Now, these images are taken in varying lighting conditions and at different angles, and since these are colored images, you will see that there are many variations in the color itself of similar objects (for example, the color of ocean water). If you use the simple CNN architecture that we saw in the MNIST example above, you will get a low validation accuracy of around 60%.

That’s a key reason why I recommend CIFAR-10 as a good dataset to practice your hyperparameter tuning skills for CNNs.

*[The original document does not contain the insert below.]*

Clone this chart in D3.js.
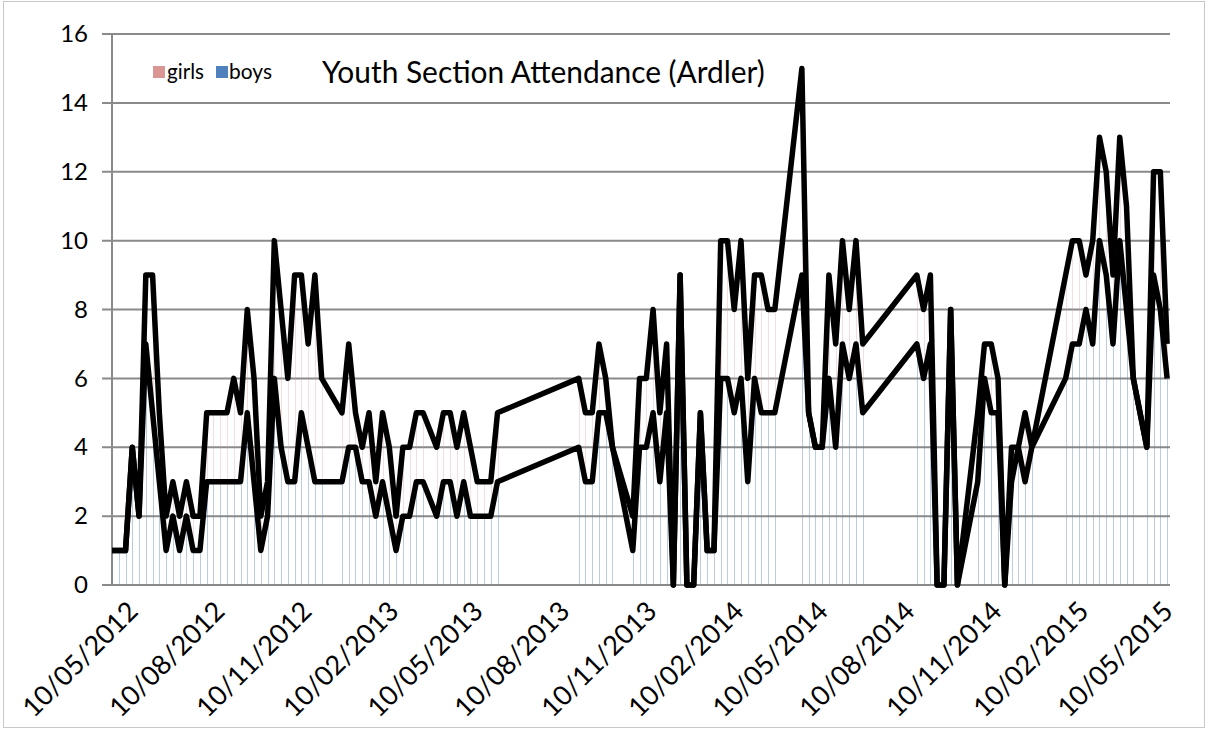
<!DOCTYPE html>
<html>
<head>
<meta charset="utf-8">
<script src="https://cdn.jsdelivr.net/npm/d3@7"></script>
<style>
  body { margin: 0; background: #fff; }
  svg { display: block; }
  text { font-family: Lato, "Open Sans", sans-serif; fill: #000; }
</style>
</head>
<body>
<svg id="chart" width="1208" height="731"></svg>
<script>
// Weekly meeting dates (no meetings during holidays)
const dates = [
  "2012-05-10","2012-05-17","2012-05-24","2012-05-31","2012-06-07","2012-06-14","2012-06-21","2012-06-28",
  "2012-07-05","2012-07-12","2012-07-19","2012-07-26","2012-08-02","2012-08-09","2012-08-16","2012-08-23",
  "2012-08-30","2012-09-06","2012-09-13","2012-09-20","2012-09-27","2012-10-04","2012-10-11","2012-10-18",
  "2012-10-25","2012-11-01","2012-11-08","2012-11-15","2012-11-22","2012-11-29","2012-12-06","2012-12-13",
  "2013-01-03","2013-01-10","2013-01-17","2013-01-24","2013-01-31","2013-02-07","2013-02-14","2013-02-21",
  "2013-02-28","2013-03-07","2013-03-14","2013-03-21","2013-03-28","2013-04-11","2013-04-18","2013-04-25",
  "2013-05-02","2013-05-09","2013-05-16","2013-05-23","2013-05-30","2013-06-06","2013-06-13",
  "2013-09-05","2013-09-12","2013-09-19","2013-09-26","2013-10-03","2013-10-10","2013-10-31",
  "2013-11-07","2013-11-14","2013-11-21","2013-11-28","2013-12-05","2013-12-12","2013-12-19","2013-12-26",
  "2014-01-02","2014-01-09","2014-01-16","2014-01-23","2014-01-30","2014-02-06","2014-02-13","2014-02-20",
  "2014-02-27","2014-03-06","2014-03-13","2014-03-20","2014-03-27","2014-04-24","2014-05-01","2014-05-08",
  "2014-05-15","2014-05-22","2014-05-29","2014-06-05","2014-06-12","2014-06-19","2014-06-26",
  "2014-08-21","2014-08-28","2014-09-04","2014-09-11","2014-09-18","2014-09-25","2014-10-02",
  "2014-10-23","2014-10-30","2014-11-06","2014-11-13","2014-11-20","2014-11-27","2014-12-04","2014-12-11",
  "2014-12-18","2015-01-22","2015-01-29","2015-02-05","2015-02-12","2015-02-19","2015-02-26","2015-03-05",
  "2015-03-12","2015-03-19","2015-03-26","2015-04-02","2015-04-16","2015-04-23","2015-04-30","2015-05-07"
];

const boys = [
  1,1,1,4,2,7,5,3,
  1,2,1,2,1,1,3,3,
  3,3,3,3,5,3,1,2,
  6,4,3,3,5,4,3,3,
  3,4,4,3,3,2,3,2,
  1,2,2,3,3,2,3,3,
  2,3,2,2,2,2,3,
  4,3,3,5,5,4,1,
  4,4,5,3,5,0,9,0,
  0,5,1,1,6,6,5,6,
  3,6,5,5,5,9,5,4,
  4,6,4,7,6,7,5,
  7,6,7,0,0,8,0,
  3,6,5,5,0,3,4,3,
  4,6,7,7,8,7,10,9,
  7,10,8,6,4,9,8,6
];

const girls = [
  0,0,0,0,0,2,4,2,
  1,1,1,1,1,1,2,2,
  2,2,3,2,3,3,1,1,
  4,4,3,6,4,3,6,3,
  2,3,1,1,2,1,2,2,
  1,2,2,2,2,2,2,2,
  2,2,2,1,1,1,2,
  2,2,2,2,1,0,1,
  2,2,3,2,2,0,0,0,
  0,0,0,0,4,4,3,4,
  3,3,4,3,3,6,0,0,
  0,3,3,3,2,3,2,
  2,2,2,0,0,0,0,
  2,1,2,1,0,1,0,2,
  0,3,3,3,1,3,3,3,
  2,3,3,0,0,3,4,1
];

const yTicks = [0, 2, 4, 6, 8, 10, 12, 14, 16];
const xTickLabels = [
  "10/05/2012","10/08/2012","10/11/2012","10/02/2013","10/05/2013","10/08/2013","10/11/2013",
  "10/02/2014","10/05/2014","10/08/2014","10/11/2014","10/02/2015","10/05/2015"
];
const seriesNames = ["girls", "boys"];
const seriesColors = { girls: "#d99694", boys: "#4f81bd" };
const titleText = "Youth Section Attendance (Ardler)";

const parseISO = d3.utcParse("%Y-%m-%d");
const parseLabel = d3.utcParse("%d/%m/%Y");

const rows = dates.map((d, i) => ({ date: parseISO(d), boys: boys[i], girls: girls[i] }));
const stacked = d3.stack().keys(["boys", "girls"])(rows);

const svg = d3.select("#chart");
const plot = { left: 112, right: 1170, top: 34, bottom: 585 };

const x = d3.scaleUtc()
  .domain([parseLabel(xTickLabels[0]), parseLabel(xTickLabels[xTickLabels.length - 1])])
  .range([plot.left, plot.right]);
const y = d3.scaleLinear().domain([0, 16]).range([plot.bottom, plot.top]);
// anchor positions of the slanted date labels (end of each label)
const xLabel = d3.scaleUtc().domain(x.domain()).range([plot.left + 27, plot.right + 4]);

// chart area border
svg.append("rect")
  .attr("x", 3.5).attr("y", 1.5).attr("width", 1201).attr("height", 726)
  .attr("fill", "#fff").attr("stroke", "#c8c8c8").attr("stroke-width", 1);

// horizontal gridlines (with outward tick stubs)
svg.append("g").selectAll("line").data(yTicks).join("line")
  .attr("x1", plot.left - 10).attr("x2", plot.right)
  .attr("y1", d => y(d)).attr("y2", d => y(d))
  .attr("stroke", "#8a8a8a").attr("stroke-width", 2);

// thin stacked columns
const colors = { boys: seriesColors.boys, girls: seriesColors.girls };
svg.append("g").selectAll("g").data(stacked).join("g")
  .attr("fill", s => colors[s.key])
  .attr("fill-opacity", s => s.key === "boys" ? 0.4 : 0.3)
  .selectAll("rect").data(s => s).join("rect")
  .attr("x", d => Math.round(x(d.data.date)))
  .attr("width", 1)
  .attr("y", d => y(d[1]))
  .attr("height", d => Math.max(0, y(d[0]) - y(d[1])));

// vertical axis line
svg.append("line")
  .attr("x1", plot.left).attr("x2", plot.left)
  .attr("y1", plot.top).attr("y2", plot.bottom)
  .attr("stroke", "#8a8a8a").attr("stroke-width", 2);

// y axis labels
const yAxis = svg.append("g")
  .attr("transform", `translate(${plot.left},0)`)
  .call(d3.axisLeft(y).tickValues(yTicks).tickSize(0).tickPadding(24).tickFormat(d3.format("d")));
yAxis.select(".domain").remove();
yAxis.selectAll("text")
  .style("font-size", "24px")
  .style("font-family", "Lato, 'Open Sans', sans-serif")
  .attr("fill", "#000");

// x axis line
svg.append("line")
  .attr("x1", plot.left).attr("x2", plot.right)
  .attr("y1", plot.bottom).attr("y2", plot.bottom)
  .attr("stroke", "#8a8a8a").attr("stroke-width", 2);

// x axis labels, slanted
const xAxis = svg.append("g")
  .attr("transform", `translate(0,${plot.bottom})`)
  .call(d3.axisBottom(xLabel)
    .tickValues(xTickLabels.map(parseLabel))
    .tickSize(0)
    .tickFormat((d, i) => xTickLabels[i]));
xAxis.select(".domain").remove();
xAxis.selectAll(".tick text")
  .style("font-size", "27px")
  .style("font-family", "Lato, 'Open Sans', sans-serif")
  .attr("fill", "#000")
  .attr("text-anchor", "end")
  .attr("dy", null)
  .attr("y", 0)
  .attr("transform", "translate(0,28) rotate(-45)");

// series lines: boys tops and total tops
const line = d3.line().x(d => x(d.data.date)).y(d => y(d[1]));
svg.append("g").selectAll("path").data(stacked).join("path")
  .attr("d", line)
  .attr("fill", "none")
  .attr("stroke", "#000")
  .attr("stroke-width", 5.5)
  .attr("stroke-linejoin", "round")
  .attr("stroke-linecap", "butt");

// size a text element to span a given width
function fitWidth(sel, target) {
  const node = sel.node();
  const fs = parseFloat(sel.style("font-size"));
  const w = node.getComputedTextLength();
  if (w > 0) sel.style("font-size", (fs * target / w) + "px");
}

// title
const title = svg.append("text")
  .attr("x", 322).attr("y", 83)
  .style("font-size", "26px")
  .text(titleText);
fitWidth(title, 443);

// legend
const legendItems = [
  { name: seriesNames[0], sq: 153, tx: 167, w: 37 },
  { name: seriesNames[1], sq: 216, tx: 229, w: 43 }
];
const lg = svg.append("g");
legendItems.forEach(it => {
  lg.append("rect")
    .attr("x", it.sq).attr("y", 66).attr("width", 12).attr("height", 12)
    .attr("fill", seriesColors[it.name]);
  const t = lg.append("text")
    .attr("x", it.tx).attr("y", 79)
    .style("font-size", "18px")
    .text(it.name);
  fitWidth(t, it.w);
});
</script>
</body>
</html>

The good thing is that just like MNIST, CIFAR-10 is also easily available in Keras.

Loading the Dataset

You can simply load the dataset using the following code:

from keras.datasets import cifar10
# loading the dataset 
(X_train, y_train), (X_test, y_test) = cifar10.load_data()

Here’s how you can build a decent (around 78-80% on validation) CNN model for CIFAR-10. Notice how the shape values have been updated from (28, 28, 1) to (32, 32, 3) according to the size of the images:


# keras imports for the dataset and building our neural network
from keras.datasets import cifar10
from keras.models import Sequential
from keras.layers import Dense, Dropout, Conv2D, MaxPool2D, Flatten
from keras.utils import np_utils

# loading the dataset
(X_train, y_train), (X_test, y_test) = cifar10.load_data()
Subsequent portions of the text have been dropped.